ID :
145248
Fri, 10/08/2010 - 10:16
Auther :

$A at record highs, heads towards parity



The Australian dollar is heading towards parity after breaking through 99 US cents
and reaching record highs on Thursday afternoon.
The local unit reached an all time high of 99.00 US cents at 1843 AEDT, according to
IRESS data.
It is the highest point since the currency was floated on foreign exchange markets
in 1983.
The Australian dollar surged more than one and a half US cents after better than
expected employment numbers led to an increased chance of an interest rate rise in
November.
At 1700 AEDT, the Australian dollar was trading at 98.37 US cents, up from
Wednesday's close of 97.20 cents.
But after European markets opened, the local unit continued to climb higher.
Since 0700 AEDT, the local unit traded in a wide range between 97.59 US cents and
99.00 US cents, according to IRESS data.
Australia's unemployment rate was a seasonally adjusted 5.1 per cent in September,
compared with an unrevised 5.1 per cent in August, the Australian Bureau of
Statistics (ABS) said on Thursday.
Total employment rose by 49,500 to 11.324 million in the month, seasonally adjusted.

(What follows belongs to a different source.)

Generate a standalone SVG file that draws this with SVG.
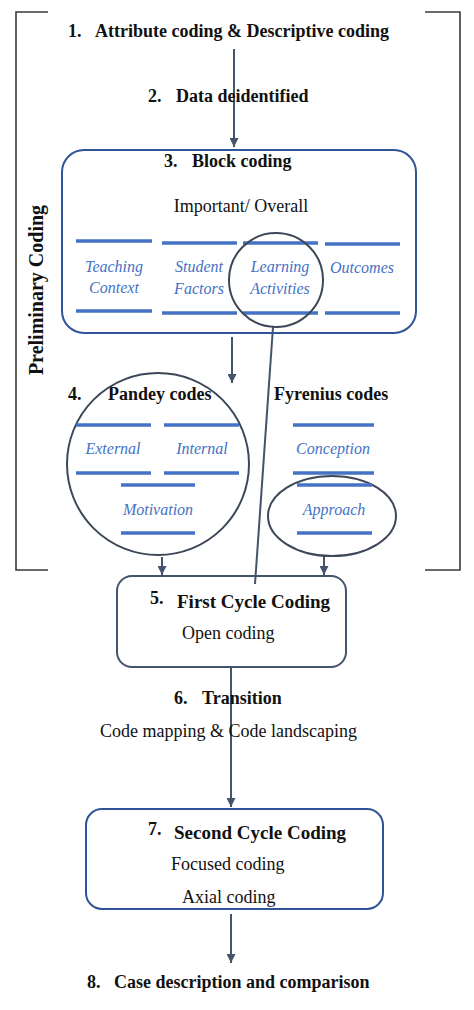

The local unit jumped 0.8 of a US cent on the release of the local employment report
at 1130 AEDT.
National Australia Bank head of research Peter Jolly said the better than expected
employment figures had put a November interest rate hike "back in play" for the
Reserve Bank of Australia (RBA).
"It seems that we are destined to have a crack at parity," Mr Jolly said.
"On Tuesday, the RBA surprised and the currency came off, and today we had a very
strong employment report for September and that has seen the market price back in a
much greater chance the RBA will hike in November".
The futures market has now priced in a 65 per cent chance of a rate hike in November.
At 1700 AEDT, the Australian dollar was at 81.49 Japanese yen, up from Wednesdays's
close of 80.84 yen, and at 70.65 euro cents, up from its previous close of 70.20.
The euro finished at 1.3922 US dollars, up from 1.3844 US dollars, and at 115.34
yen, up from 115.13.
The US dollar was at 82.84 Japanese yen, down from 83.18 yen.
The Australian bond market ended weaker as the chance of an interest rate hike next
month increased on the release of the stronger than expected local employment
figures.
At 1630 AEDT on Thursday on the Sydney Futures Exchange, the December 10-year bond
futures contract was at 94.925 (implying a yield of 5.075 per cent), down from
94.960 (4.040 per cent).
The December three-year bond futures contract was at 95.020 (4.980 per cent), down
from 95.150 (4.850 per cent).
RBC Capital Markets senior economist Su-Lin Ong said traders were now pricing in a
better than even chance of the RBA raising interest rates above the current level of
4.5 per cent at its next board meeting.
"There was a pretty sharp sell off in bond markets following that very strong
employment data," Ms Ong said.
She said the market ended about 17 points lower.
"The front end was leading the way, it was sharply flatter on the day.
"Markets moved pretty quickly to increase the odds of an interest rate hike in
November."
The 90-day bank bill closed at 4.810 per cent, up from Wednesday's close of 4.790,
while the 180-day bank bill rate was at 5.040, up from 4.990.
The trade weighted index from the RBA was 73.5, up from its previous close of 72.7.